The incident which occurred on April 19, 2015 with the accused arraigned before the court on April 23, 2015, had the docket sent to the Attorney General's Department for advice in June 2015. Naturally, the judge at the Accra Central District Magistrate's Court, Worlanyo Kotoku, Esq. could only be alarmed, and he expressed this in very few words: “I don't know why the case is still delaying.

The accused person's story has been consistent since the first day he was brought to court. These are committal proceedings and not the actual trial.” Kudos to the lawyer who volunteered to follow up to the Attorney-General's Department—in the absence of the Prosecutor. Some of us lawyers are, likewise, going to follow the case which we hear has been adjourned to October 4, 2016.

At the trial, we are likely to be told that Section 46 of the Criminal Offences Act spells out: “A person who commits murder is liable to suffer death”, and Section 47 says: “A person who intentionally causes the death of another person by an unlawful harm commits murder…” Section 304(1) of the Criminal Procedure Code states: “Every sentence of death shall direct that the person condemned shall suffer death in accordance with the provisions of this section … Section 304 (3). The execution may be either by hanging or shooting by firing squad.

During the full trial the accused person may have to be represented by a lawyer who could plead insanity, intoxication, ignorance of fact or the law.
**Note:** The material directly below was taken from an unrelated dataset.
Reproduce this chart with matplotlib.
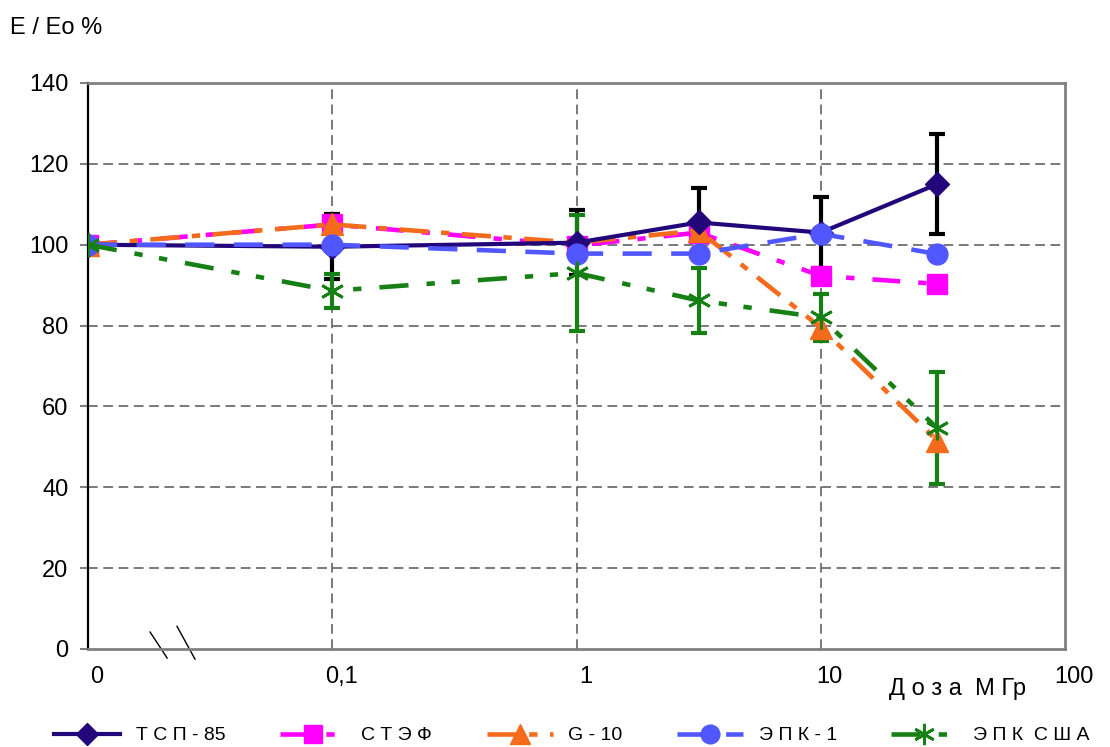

No argument here, for the accused has the right to be represented. Even where he declares that he has no money to engage a lawyer, the State will have to obtain one for him, my friends at 'Legal Aid' may have to prepare themselves for a good battle of wits.

Already, Sociologists and Psychologists have jumped into the fray. When Sigmund Freud propounded his theory of the 'Id', 'Ego' and 'Superego', he explained that the 'id' contains a person's 'libido' – which is the primary source of instinctual force that is unresponsive to the demands of reality. The 'id' “…knows no judgments of value: no good, no evil, no morality” it is compelled by the 'Oedipus Complex' or dictatorial: “Thou Shalt…”.
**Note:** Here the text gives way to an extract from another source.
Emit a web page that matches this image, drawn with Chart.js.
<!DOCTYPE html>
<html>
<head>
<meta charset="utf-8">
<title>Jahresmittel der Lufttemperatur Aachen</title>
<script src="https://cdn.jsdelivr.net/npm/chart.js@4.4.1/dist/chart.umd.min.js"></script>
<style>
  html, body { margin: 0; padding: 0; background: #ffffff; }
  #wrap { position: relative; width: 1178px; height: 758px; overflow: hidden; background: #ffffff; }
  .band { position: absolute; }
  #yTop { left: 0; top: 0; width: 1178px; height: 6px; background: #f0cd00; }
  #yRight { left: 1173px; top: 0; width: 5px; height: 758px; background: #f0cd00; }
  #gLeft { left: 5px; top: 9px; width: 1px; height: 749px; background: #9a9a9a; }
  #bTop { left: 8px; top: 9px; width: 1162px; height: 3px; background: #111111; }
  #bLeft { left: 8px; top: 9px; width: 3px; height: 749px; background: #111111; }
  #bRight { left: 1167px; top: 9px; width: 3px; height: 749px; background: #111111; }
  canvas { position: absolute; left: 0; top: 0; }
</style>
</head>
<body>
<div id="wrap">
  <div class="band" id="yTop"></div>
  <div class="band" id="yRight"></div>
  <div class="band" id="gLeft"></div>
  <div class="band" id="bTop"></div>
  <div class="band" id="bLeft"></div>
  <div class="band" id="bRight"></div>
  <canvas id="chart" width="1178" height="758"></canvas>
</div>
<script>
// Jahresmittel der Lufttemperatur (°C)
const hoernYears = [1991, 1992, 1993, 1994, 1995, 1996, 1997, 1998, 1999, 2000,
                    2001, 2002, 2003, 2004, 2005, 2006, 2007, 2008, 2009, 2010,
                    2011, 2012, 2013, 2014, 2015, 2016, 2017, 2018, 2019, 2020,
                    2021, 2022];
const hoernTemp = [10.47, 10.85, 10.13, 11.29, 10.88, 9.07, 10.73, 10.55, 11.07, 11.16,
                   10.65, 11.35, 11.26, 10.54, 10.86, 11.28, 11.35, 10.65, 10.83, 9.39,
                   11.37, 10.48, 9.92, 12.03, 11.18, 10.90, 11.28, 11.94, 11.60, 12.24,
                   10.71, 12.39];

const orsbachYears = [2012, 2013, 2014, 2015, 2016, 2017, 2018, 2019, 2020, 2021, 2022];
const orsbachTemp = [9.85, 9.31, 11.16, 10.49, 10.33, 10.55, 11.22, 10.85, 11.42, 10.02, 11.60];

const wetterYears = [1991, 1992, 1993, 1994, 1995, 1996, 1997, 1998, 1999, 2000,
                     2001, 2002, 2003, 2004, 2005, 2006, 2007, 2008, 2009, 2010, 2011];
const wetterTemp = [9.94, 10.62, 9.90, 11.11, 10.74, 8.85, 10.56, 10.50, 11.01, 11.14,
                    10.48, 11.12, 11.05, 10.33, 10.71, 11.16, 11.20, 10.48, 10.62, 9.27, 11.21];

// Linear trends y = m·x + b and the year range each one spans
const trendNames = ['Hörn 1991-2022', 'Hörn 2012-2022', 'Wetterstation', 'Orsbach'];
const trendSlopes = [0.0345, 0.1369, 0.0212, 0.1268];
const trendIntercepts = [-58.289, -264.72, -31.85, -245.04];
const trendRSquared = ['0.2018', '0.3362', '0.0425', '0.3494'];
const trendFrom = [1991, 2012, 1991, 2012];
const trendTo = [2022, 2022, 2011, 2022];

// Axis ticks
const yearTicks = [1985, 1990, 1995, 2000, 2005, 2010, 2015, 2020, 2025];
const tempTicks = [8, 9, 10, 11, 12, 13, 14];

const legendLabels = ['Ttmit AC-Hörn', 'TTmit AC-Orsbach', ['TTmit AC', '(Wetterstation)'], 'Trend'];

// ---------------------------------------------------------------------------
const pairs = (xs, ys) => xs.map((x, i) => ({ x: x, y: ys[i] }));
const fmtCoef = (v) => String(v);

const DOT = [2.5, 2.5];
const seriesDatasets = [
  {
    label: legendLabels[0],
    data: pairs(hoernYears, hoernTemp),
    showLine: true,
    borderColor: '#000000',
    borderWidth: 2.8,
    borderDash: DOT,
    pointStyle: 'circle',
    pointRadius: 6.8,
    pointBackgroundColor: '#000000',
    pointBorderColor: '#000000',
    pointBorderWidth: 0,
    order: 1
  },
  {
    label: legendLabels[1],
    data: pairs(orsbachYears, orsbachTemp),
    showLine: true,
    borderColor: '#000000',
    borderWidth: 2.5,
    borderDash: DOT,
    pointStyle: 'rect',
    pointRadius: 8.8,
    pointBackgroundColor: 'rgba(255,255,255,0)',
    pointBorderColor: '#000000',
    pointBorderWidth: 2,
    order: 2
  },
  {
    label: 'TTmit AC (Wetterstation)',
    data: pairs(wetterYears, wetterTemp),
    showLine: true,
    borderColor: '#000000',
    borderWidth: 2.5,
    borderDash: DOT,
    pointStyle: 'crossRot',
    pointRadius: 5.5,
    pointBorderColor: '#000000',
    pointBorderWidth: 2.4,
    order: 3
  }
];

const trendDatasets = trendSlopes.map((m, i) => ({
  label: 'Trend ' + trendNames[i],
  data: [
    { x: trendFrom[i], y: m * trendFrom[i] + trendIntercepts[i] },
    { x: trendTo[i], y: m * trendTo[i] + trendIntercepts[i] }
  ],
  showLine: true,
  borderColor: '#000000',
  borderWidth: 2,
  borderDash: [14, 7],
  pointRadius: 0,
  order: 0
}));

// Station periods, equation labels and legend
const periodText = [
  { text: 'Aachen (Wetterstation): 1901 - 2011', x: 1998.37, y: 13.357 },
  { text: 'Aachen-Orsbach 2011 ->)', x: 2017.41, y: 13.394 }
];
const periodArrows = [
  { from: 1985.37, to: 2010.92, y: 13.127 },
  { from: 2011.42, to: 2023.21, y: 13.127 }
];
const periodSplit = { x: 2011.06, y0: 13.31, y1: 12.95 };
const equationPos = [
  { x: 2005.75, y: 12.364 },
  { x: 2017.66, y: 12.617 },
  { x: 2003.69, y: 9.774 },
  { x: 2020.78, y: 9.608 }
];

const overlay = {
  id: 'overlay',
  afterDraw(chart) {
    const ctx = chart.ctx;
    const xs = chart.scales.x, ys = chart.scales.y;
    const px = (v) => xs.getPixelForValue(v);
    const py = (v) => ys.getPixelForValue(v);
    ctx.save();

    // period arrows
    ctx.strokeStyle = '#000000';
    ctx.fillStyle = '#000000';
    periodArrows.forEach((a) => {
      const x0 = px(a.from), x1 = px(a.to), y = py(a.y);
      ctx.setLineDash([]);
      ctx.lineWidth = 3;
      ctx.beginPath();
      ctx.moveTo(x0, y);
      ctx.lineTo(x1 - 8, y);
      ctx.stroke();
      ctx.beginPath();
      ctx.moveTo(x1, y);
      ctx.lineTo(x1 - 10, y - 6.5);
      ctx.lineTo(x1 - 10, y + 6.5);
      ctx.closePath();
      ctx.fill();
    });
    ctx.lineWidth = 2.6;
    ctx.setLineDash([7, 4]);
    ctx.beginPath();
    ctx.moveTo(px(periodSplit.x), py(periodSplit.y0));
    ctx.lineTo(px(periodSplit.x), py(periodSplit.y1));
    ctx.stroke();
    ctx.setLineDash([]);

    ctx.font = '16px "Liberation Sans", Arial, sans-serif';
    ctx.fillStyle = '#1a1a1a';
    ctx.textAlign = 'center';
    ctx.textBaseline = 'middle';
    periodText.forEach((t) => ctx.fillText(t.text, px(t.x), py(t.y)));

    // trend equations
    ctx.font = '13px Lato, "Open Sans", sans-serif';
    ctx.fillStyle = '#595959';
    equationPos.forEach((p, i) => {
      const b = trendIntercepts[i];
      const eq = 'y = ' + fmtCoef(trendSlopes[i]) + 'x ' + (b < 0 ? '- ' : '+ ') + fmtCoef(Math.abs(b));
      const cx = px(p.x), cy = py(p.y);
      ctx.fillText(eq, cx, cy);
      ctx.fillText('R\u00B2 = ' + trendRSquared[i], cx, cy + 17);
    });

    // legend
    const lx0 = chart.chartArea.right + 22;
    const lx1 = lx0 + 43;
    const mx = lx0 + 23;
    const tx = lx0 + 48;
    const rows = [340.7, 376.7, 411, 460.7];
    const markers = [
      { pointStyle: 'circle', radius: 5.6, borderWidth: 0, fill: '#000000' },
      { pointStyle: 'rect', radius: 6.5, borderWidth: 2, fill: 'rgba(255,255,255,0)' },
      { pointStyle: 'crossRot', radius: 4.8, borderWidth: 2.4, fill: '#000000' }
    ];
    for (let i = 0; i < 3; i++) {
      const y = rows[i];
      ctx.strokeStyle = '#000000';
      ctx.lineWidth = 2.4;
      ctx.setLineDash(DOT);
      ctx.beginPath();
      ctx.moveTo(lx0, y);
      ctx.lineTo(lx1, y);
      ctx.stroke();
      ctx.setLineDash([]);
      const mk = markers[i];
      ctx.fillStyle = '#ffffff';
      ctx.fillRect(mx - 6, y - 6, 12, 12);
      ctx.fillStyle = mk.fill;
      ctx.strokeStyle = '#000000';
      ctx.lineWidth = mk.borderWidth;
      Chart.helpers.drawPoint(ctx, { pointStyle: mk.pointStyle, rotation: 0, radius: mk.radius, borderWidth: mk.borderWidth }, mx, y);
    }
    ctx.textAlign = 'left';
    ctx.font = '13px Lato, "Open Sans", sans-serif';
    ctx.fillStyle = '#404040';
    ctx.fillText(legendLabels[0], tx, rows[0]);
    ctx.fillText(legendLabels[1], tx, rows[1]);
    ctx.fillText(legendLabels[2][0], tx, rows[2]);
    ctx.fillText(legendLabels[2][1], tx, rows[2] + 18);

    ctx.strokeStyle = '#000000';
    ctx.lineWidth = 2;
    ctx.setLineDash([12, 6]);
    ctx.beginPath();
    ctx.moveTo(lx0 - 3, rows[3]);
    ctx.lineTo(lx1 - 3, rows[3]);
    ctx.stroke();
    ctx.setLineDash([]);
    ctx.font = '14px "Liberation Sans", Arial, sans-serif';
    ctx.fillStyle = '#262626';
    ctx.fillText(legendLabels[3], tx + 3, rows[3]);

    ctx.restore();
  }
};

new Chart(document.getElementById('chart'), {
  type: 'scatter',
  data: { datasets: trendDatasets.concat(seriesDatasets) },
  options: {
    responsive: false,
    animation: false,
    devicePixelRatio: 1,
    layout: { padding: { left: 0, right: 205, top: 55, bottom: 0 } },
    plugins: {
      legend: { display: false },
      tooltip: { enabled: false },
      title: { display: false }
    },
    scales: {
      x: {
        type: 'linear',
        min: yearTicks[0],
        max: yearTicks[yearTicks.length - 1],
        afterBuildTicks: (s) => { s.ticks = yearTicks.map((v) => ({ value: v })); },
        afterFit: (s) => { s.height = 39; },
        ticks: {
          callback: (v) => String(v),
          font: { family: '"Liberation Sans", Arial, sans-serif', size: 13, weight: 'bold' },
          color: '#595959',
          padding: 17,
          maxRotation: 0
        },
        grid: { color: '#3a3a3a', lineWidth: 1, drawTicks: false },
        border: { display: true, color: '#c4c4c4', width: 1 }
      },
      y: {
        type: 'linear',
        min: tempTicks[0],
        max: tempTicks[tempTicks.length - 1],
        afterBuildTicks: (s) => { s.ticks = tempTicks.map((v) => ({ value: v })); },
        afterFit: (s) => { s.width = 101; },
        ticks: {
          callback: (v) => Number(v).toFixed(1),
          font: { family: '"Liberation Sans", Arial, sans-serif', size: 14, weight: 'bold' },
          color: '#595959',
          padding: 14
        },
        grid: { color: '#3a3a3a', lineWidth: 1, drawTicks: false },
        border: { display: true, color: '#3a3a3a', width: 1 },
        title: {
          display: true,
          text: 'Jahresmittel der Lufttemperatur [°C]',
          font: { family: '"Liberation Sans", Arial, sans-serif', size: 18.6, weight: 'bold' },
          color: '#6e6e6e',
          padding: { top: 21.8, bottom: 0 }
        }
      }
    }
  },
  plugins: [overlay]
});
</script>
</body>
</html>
Libido, is colloquially known as 'sex – drive' the overall sexual desire for sexual activity. Did the 'ganja' the accused smoked drive him into hyper – sexuality? Should we allow lust, sadism or masochism to disturb the social order? Social order refers to the way in which a society is organized along with certain sets of social structures, practices and institutions that maintain and set methods for relating and behaving.

Bruce Fein thinks communities would be plunged into anarchy, if people were allowed to go scot – free after committing crimes. The Good Book tells us in Exodus 22:18, thus: “Wrongdoers you shall not suffer to live” and the question is how many people are we to allow to be murdered while we wait for the wrongdoer to repent of his sins?
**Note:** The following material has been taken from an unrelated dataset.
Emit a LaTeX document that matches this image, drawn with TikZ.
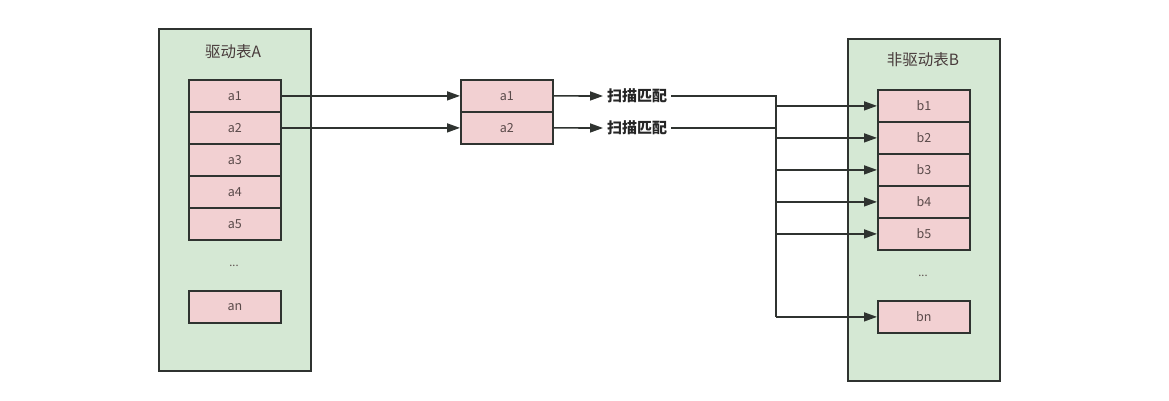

The accused confesses to smoking 'ganja'. Perhaps he is talking about 'weed', 'pot' or 'crack'. He may attribute his action to the hallucinating effect of the drug. The tetrahydrocannabinol (THC) can cause a ruckus in one's brain's orbital frontal cortex—and one can easily be turned into a zombie—mindless, unthinking henchman. This is the kind of stuff people are asking to be de-criminalised. Of course, free speech should be permitted—we can learn vital lessons when people are allowed to speak their minds, but if a legislation would harm the social order, we need to re-think the proposal.

The respected Archbishop Desmond Tutu of South Africa thinks: “To take a life when a life has been lost is revenge, it is not justice”. But there is an argument that the social order should be respected, and retribution has a role to play here. We should not confuse retribution with revenge. People fear nothing more than death. Even a sniff of death can see the living trying to live upright lives. Take the death sentence away, remove it from or statute books, and you can see the effect. There is a very old saying: “The wages of sin is death”.

Some people argue against the Death Penalty. They call it barbaric, antiquated, regressive, cruel, undemocratic, totalitarian, uncivilized, and inhuman. They have their merits, and many countries have abolished or trying to abolish the Death Penalty.

Their arguments are bolstered by Amnesty International, which posits: “The death penalty legitimizes an irreversible act of violence by the state and will inevitably claim innocent victims.
As long as human justice remains fallible, the risk of executing the innocent can never be eliminated”. Thomas Aquinas has noted: “To one who has faith no explanation is necessary. To one without faith, no explanation is possible”. What more does one need to add?